■ DATA LISTING:
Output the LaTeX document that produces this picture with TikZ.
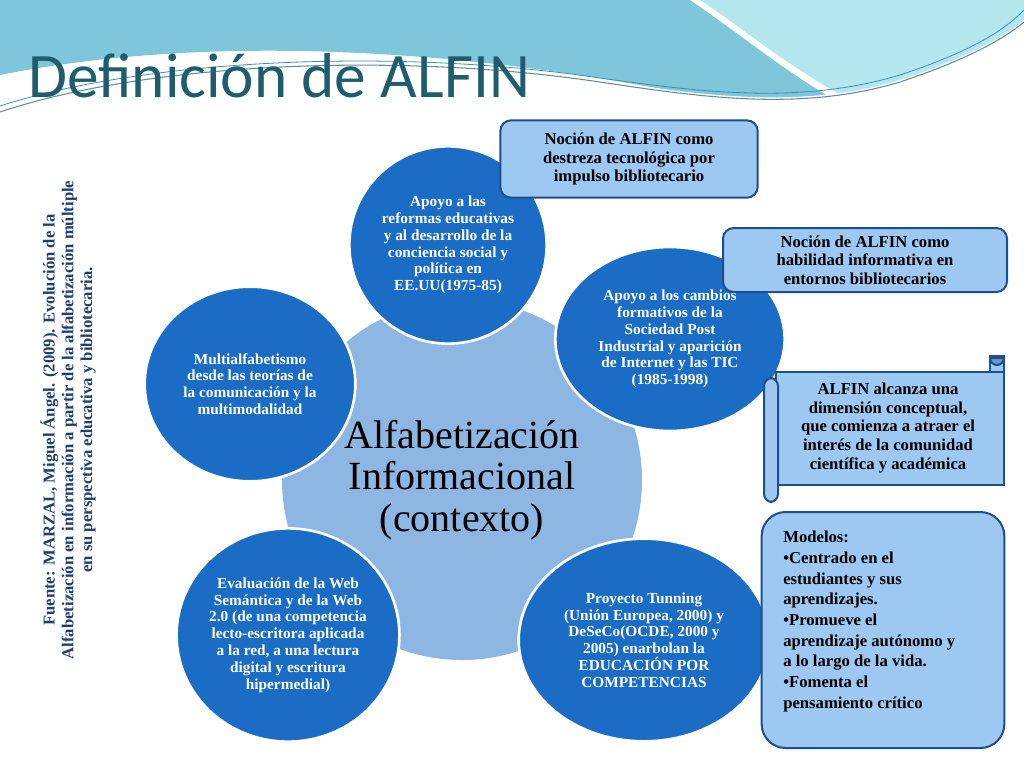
==
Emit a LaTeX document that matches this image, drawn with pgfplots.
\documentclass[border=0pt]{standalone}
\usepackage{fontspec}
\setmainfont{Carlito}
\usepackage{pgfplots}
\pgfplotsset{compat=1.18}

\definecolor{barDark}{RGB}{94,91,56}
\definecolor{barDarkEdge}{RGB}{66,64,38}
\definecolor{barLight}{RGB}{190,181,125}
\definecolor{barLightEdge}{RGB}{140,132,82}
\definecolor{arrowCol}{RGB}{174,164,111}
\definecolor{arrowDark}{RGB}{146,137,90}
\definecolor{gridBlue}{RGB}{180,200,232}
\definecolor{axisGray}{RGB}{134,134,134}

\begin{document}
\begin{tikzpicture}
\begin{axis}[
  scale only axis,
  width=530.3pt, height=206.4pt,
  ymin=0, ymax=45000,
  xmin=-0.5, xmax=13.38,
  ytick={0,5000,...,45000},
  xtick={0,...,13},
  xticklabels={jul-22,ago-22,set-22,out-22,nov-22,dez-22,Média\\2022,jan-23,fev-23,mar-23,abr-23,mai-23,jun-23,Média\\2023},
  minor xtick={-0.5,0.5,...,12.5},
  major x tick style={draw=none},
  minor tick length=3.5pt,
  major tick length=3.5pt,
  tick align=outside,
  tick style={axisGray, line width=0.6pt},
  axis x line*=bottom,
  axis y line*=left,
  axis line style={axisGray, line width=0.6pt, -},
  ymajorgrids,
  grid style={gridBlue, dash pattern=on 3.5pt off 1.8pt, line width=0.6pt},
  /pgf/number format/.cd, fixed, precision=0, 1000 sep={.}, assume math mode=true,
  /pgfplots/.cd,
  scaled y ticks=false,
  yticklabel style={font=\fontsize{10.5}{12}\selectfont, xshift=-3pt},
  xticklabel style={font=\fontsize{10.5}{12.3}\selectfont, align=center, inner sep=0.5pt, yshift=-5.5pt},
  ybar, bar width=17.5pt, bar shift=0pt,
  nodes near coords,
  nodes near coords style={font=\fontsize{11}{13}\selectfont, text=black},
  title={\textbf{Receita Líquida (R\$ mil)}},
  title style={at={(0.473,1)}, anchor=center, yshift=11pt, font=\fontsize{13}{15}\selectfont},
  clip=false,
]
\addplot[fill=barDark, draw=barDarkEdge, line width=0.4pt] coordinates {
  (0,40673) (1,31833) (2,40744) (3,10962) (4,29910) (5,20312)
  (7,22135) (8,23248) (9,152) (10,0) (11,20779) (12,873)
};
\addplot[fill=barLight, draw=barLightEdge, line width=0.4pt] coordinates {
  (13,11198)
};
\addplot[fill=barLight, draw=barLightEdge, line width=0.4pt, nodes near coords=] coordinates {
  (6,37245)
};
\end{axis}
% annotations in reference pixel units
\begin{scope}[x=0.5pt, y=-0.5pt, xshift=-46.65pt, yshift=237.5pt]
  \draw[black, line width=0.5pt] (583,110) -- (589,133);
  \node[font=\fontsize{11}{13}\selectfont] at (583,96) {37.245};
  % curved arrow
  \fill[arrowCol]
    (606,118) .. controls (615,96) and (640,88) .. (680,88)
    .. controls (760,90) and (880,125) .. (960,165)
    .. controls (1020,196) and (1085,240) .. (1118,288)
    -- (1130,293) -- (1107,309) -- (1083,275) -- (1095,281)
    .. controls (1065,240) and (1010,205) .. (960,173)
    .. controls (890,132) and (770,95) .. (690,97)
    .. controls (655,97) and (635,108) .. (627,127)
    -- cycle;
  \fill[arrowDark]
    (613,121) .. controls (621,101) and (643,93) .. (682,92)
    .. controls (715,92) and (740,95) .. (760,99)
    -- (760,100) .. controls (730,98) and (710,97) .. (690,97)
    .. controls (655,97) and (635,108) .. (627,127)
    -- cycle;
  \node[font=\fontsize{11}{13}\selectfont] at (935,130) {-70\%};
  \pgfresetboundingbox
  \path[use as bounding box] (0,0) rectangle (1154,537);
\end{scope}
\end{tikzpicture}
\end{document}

■ CHALLENGE:
Which lines include the word "this"? Copy every one of them.

■ THE SOLUTION:
Output the LaTeX document that produces this picture with TikZ.
Emit a LaTeX document that matches this image, drawn with pgfplots.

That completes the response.